_Objective:_ Identify every line in the records below that contains the word "this", and reproduce each one.
= = = = = = =
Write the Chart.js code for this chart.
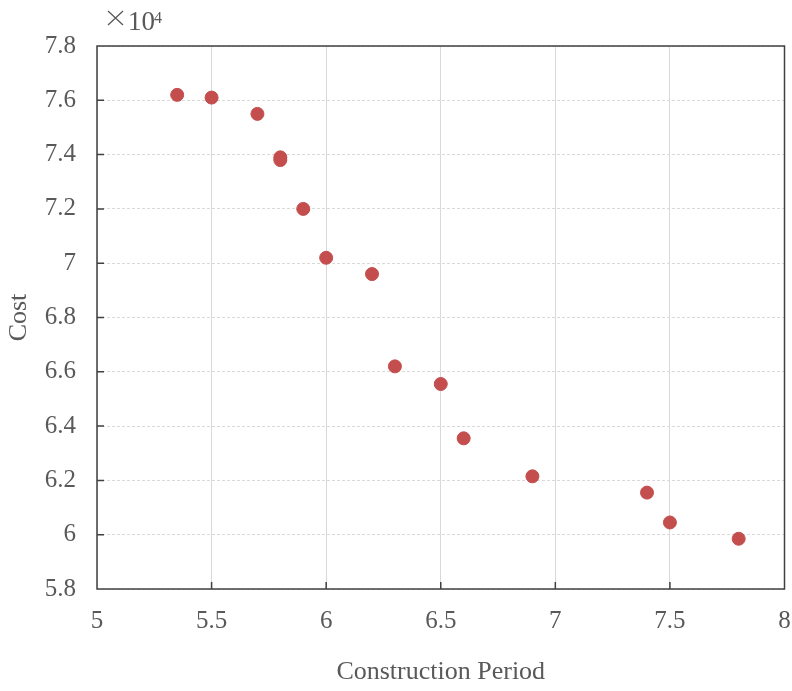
<!DOCTYPE html>
<html>
<head>
<meta charset="utf-8">
<script src="https://cdn.jsdelivr.net/npm/chart.js@4.4.1/dist/chart.umd.min.js"></script>
<style>
  html, body { margin: 0; padding: 0; background: #fff; }
  #wrap { width: 792px; height: 691px; }
</style>
</head>
<body>
<div id="wrap"><canvas id="cost-chart" width="792" height="691"></canvas></div>
<script>
// construction period (x) and cost (y)
const periods = [5.35, 5.5, 5.7, 5.8, 5.8, 5.9, 6.0, 6.2, 6.3, 6.5, 6.6, 6.9, 7.4, 7.5, 7.8];
const costs = [76200, 76100, 75500, 73900, 73800, 72000, 70200, 69600, 66200, 65550, 63550, 62150, 61550, 60450, 59850];

const xTicks = [5, 5.5, 6, 6.5, 7, 7.5, 8];
const yTicks = [5.8, 6, 6.2, 6.4, 6.6, 6.8, 7, 7.2, 7.4, 7.6, 7.8];

const textColor = '#595959';
const fontFamily = '"Liberation Serif", "Times New Roman", serif';

// frame round the plot, inward tick marks and the ×10^4 note
const framePlugin = {
    id: 'frame',
    afterDraw(chart) {
        const {ctx, chartArea: a, scales} = chart;
        ctx.save();
        ctx.strokeStyle = '#404040';
        ctx.lineWidth = 1.5;
        ctx.strokeRect(a.left, a.top, a.right - a.left, a.bottom - a.top);
        ctx.beginPath();
        xTicks.slice(1, -1).forEach(v => {
            const px = scales.x.getPixelForValue(v);
            ctx.moveTo(px, a.bottom);
            ctx.lineTo(px, a.bottom - 7);
        });
        yTicks.slice(1, -1).forEach(v => {
            const py = scales.y.getPixelForValue(v * 1e4);
            ctx.moveTo(a.left, py);
            ctx.lineTo(a.left + 7, py);
        });
        ctx.stroke();

        // the multiplier note
        ctx.strokeStyle = textColor;
        ctx.lineWidth = 1.3;
        ctx.beginPath();
        ctx.moveTo(108, 11); ctx.lineTo(123, 25);
        ctx.moveTo(123, 11); ctx.lineTo(108, 25);
        ctx.stroke();
        ctx.fillStyle = textColor;
        ctx.textBaseline = 'alphabetic';
        ctx.font = '27px ' + fontFamily;
        ctx.fillText('10', 128, 30);
        ctx.font = '16px ' + fontFamily;
        ctx.fillText('4', 154, 23);
        ctx.restore();
    }
};

new Chart(
    document.getElementById('cost-chart'),
    {
        type: 'scatter',
        data: {
            datasets: [
                {
                    label: 'Cost',
                    data: periods.map((p, i) => ({x: p, y: costs[i]})),
                    backgroundColor: '#C44D4D',
                    borderColor: '#C44D4D',
                    pointRadius: 6.5,
                    pointHoverRadius: 6.5
                }
            ]
        },
        options: {
            responsive: false,
            animation: false,
            events: [],
            layout: {padding: {top: 46, right: 6, left: 0, bottom: 0}},
            plugins: {
                legend: {display: false},
                tooltip: {enabled: false}
            },
            scales: {
                x: {
                    type: 'linear',
                    min: 5,
                    max: 8,
                    afterFit: s => {
                        s.height = 102;
                        s.paddingLeft = 0;
                        s.paddingRight = 0;
                    },
                    afterBuildTicks: s => { s.ticks = xTicks.map(v => ({value: v})); },
                    grid: {color: '#d9d9d9', lineWidth: 1, drawTicks: false},
                    border: {display: false},
                    ticks: {
                        color: textColor,
                        padding: 17,
                        maxRotation: 0,
                        font: {family: fontFamily, size: 25},
                        callback: v => String(v)
                    },
                    title: {
                        display: true,
                        text: 'Construction Period',
                        color: textColor,
                        font: {family: fontFamily, size: 26},
                        padding: {top: 0, bottom: 3}
                    }
                },
                y: {
                    type: 'linear',
                    min: 58000,
                    max: 78000,
                    afterFit: s => {
                        s.width = 97;
                        s.paddingTop = 0;
                        s.paddingBottom = 0;
                    },
                    afterBuildTicks: s => { s.ticks = yTicks.map(v => ({value: v * 1e4})); },
                    grid: {color: '#d9d9d9', lineWidth: 1, drawTicks: false},
                    border: {display: false, dash: [3, 2]},
                    ticks: {
                        color: textColor,
                        padding: 21,
                        font: {family: fontFamily, size: 25},
                        callback: v => String(parseFloat((v / 1e4).toFixed(1)))
                    },
                    title: {
                        display: true,
                        text: 'Cost',
                        color: textColor,
                        font: {family: fontFamily, size: 26},
                        padding: {top: 4, bottom: 0}
                    }
                }
            }
        },
        plugins: [framePlugin]
    }
);
</script>
</body>
</html>
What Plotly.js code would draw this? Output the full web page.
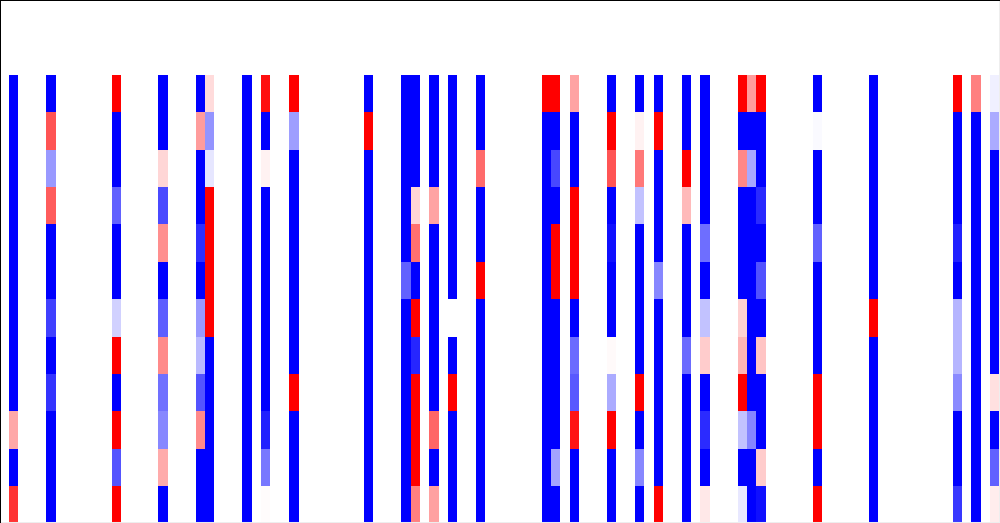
= = = = = = =
_Problem solution:_
Write the Chart.js code for this chart.
What Plotly.js code would draw this? Output the full web page.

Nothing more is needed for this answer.